I used to make homemade mayonnaise for the restaurant. Its really not that hard if you have a food processor. This recipe is for a homemade version but you could save yourself time by just adding any herb combos to ready made mayo. But try it once ...homemade is such a better product. It doesnt have the fillers or preservatives in it and it doesnt last as long but it tastes so good you probably would use it all up anyway. BTW I used to have to make this by hand with a wire whisk slowly beating the oil into the other ingredients. That is the classic way but omg your arm will fall off first! At home I use my processor. Who wants to work that hard!
2 Egg Yolks
1 Pinch Salt
1/2 Teaspoon Dijon Mustard
1 1/4 Cups Olive Oil
1 1/2 Tablespoons White Wine Vinegar
1/2 Tablespoon Lemon Juice
1/4 Cup Chopped Mixed Herbs: Chervil, dill, chives, tarragon, garden cress and parsley
The first six ingredients should be at room temperature before you start. Break the egg yolks into a bowl. Beat with a wooden spoon, adding a pinch of salt. Add the mustard and beat again.

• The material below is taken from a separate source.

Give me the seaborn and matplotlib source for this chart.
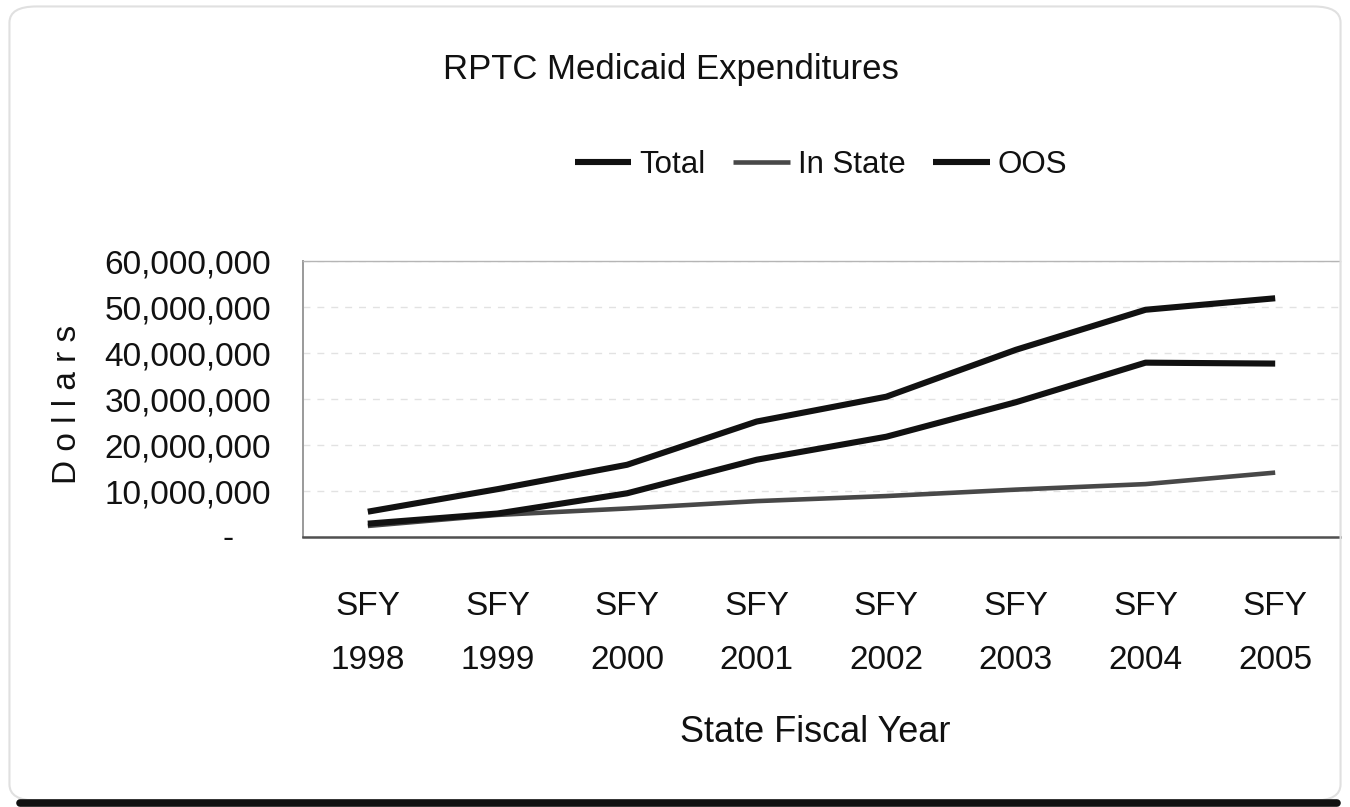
import matplotlib
matplotlib.use("Agg")
import matplotlib.pyplot as plt
import matplotlib.transforms as mtransforms
from matplotlib.patches import FancyBboxPatch
from matplotlib.lines import Line2D
import seaborn as sns
import pandas as pd

# RPTC Medicaid expenditures by state fiscal year (dollars)
years = ["SFY\n1998", "SFY\n1999", "SFY\n2000", "SFY\n2001",
         "SFY\n2002", "SFY\n2003", "SFY\n2004", "SFY\n2005"]
total = [5_500_000, 10_400_000, 15_700_000, 25_100_000,
         30_500_000, 40_700_000, 49_400_000, 51_900_000]
in_state = [2_400_000, 4_800_000, 6_200_000, 7_800_000,
            8_900_000, 10_300_000, 11_500_000, 14_000_000]
oos = [2_900_000, 5_100_000, 9_500_000, 16_800_000,
       21_800_000, 29_300_000, 37_900_000, 37_700_000]

series_names = ["Total", "In State", "OOS"]
y_ticks = [0, 10_000_000, 20_000_000, 30_000_000, 40_000_000, 50_000_000, 60_000_000]
y_tick_labels = ["", "10,000,000", "20,000,000", "30,000,000",
                 "40,000,000", "50,000,000", "60,000,000"]

sns.set_theme(style="white")
plt.rcParams["font.family"] = ["Liberation Sans", "DejaVu Sans"]
plt.rcParams["text.color"] = "#111111"
plt.rcParams["axes.labelcolor"] = "#111111"
plt.rcParams["xtick.color"] = "#111111"
plt.rcParams["ytick.color"] = "#111111"

df = pd.DataFrame({"year": years, "Total": total, "In State": in_state, "OOS": oos})
long_df = df.melt(id_vars="year", value_vars=series_names,
                  var_name="series", value_name="dollars")

W, H = 1350, 807
fig = plt.figure(figsize=(W / 100, H / 100), dpi=100)
fig.patch.set_facecolor("white")

ax = fig.add_axes([303 / W, 1 - 537 / H, 1037 / W, 276 / H])

palette = {"Total": "#111111", "In State": "#484848", "OOS": "#111111"}
widths = {"Total": 4.4, "In State": 3.3, "OOS": 4.4}
sns.lineplot(data=long_df, x="year", y="dollars", hue="series", size="series",
             hue_order=series_names, size_order=series_names,
             palette=palette, sizes=widths, sort=False, legend=False, ax=ax)
for ln in ax.lines:
    ln.set_solid_capstyle("butt")

ax.set_xlim(-0.5, len(years) - 0.5)
ax.set_ylim(0, 60_000_000)
ax.set_yticks(y_ticks)
ax.set_yticklabels(y_tick_labels)

ax.yaxis.grid(True, color="#e2e2e2", linestyle=(0, (5, 5)), linewidth=1.0)
ax.xaxis.grid(False)
ax.set_axisbelow(True)

for side, col, lw in [("left", "#9a9a9a", 1.4), ("bottom", "#505050", 1.8),
                      ("top", "#b5b5b5", 1.0), ("right", "#ececec", 1.0)]:
    ax.spines[side].set_visible(True)
    ax.spines[side].set_color(col)
    ax.spines[side].set_linewidth(lw)

ax.tick_params(axis="y", length=0, pad=23, labelsize=24)
ax.tick_params(axis="x", length=0, pad=39, labelsize=24)
for lbl in ax.get_xticklabels():
    lbl.set_linespacing(1.95)

# accounting-style dash for the zero value
zero_tr = mtransforms.blended_transform_factory(ax.transAxes, ax.transData)
ax.text(-0.072, -600_000, "-", transform=zero_tr, ha="center", va="center",
        fontsize=24, color="#111111")

ax.set_xlabel("State Fiscal Year", fontsize=26)
ax.xaxis.label.set_va("center")
ax.xaxis.set_label_coords(0.494, (537 - 732) / 276)
ax.set_ylabel("D o l l a r s", fontsize=24)
ax.yaxis.label.set_va("center")
ax.yaxis.set_label_coords((68 - 303) / 1037, 0.48)

fig.text(671 / W, 1 - 70 / H, "RPTC Medicaid Expenditures",
         ha="center", va="center", fontsize=25)

handles = ax.lines[:3]
fig.legend(handles, series_names, loc="center",
           bbox_to_anchor=(821 / W, 1 - 165 / H), ncol=3, frameon=False,
           fontsize=22.5, handlelength=1.8, handletextpad=0.25, columnspacing=0.9)

# chart-area border with rounded corners and heavy bottom edge
frame = FancyBboxPatch((0.007, 0.008), 0.986, 0.984,
                       boxstyle="round,pad=0,rounding_size=0.02",
                       transform=fig.transFigure, fill=False,
                       edgecolor="#e0e0e0", linewidth=1.5)
fig.patches.append(frame)
fig.lines.append(Line2D([0.015, 0.99], [0.0045, 0.0045], transform=fig.transFigure,
                        color="#111111", linewidth=5.5))

fig.savefig("out.png", dpi=100, facecolor="white")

Put the oil in a small pitcher, and start to add it to the egg yolks very slowly, literally drop by drop to start with, beating continuously. After a few moments an emulsion will have been formed and you can start to add the oil in a very thin trickle. When half the oil has been slowly blended into the mixture, it can be added more quickly, but continue beating all the time. If it gets too thick to work easily, add a very little of the vinegar, not more than a teaspoonful.
When all the oil is finished, add the remaining vinegar and lemon juice, tasting as you do it and stopping when you feel it is tart enough. If at any point the sauce separates, start again either with a third egg yolk, into which you beat the curdled sauce very, very slowly, or with a teaspoon of Dijon mustard in place of the egg yolk. When the sauce is finished, stir in the chopped herbs.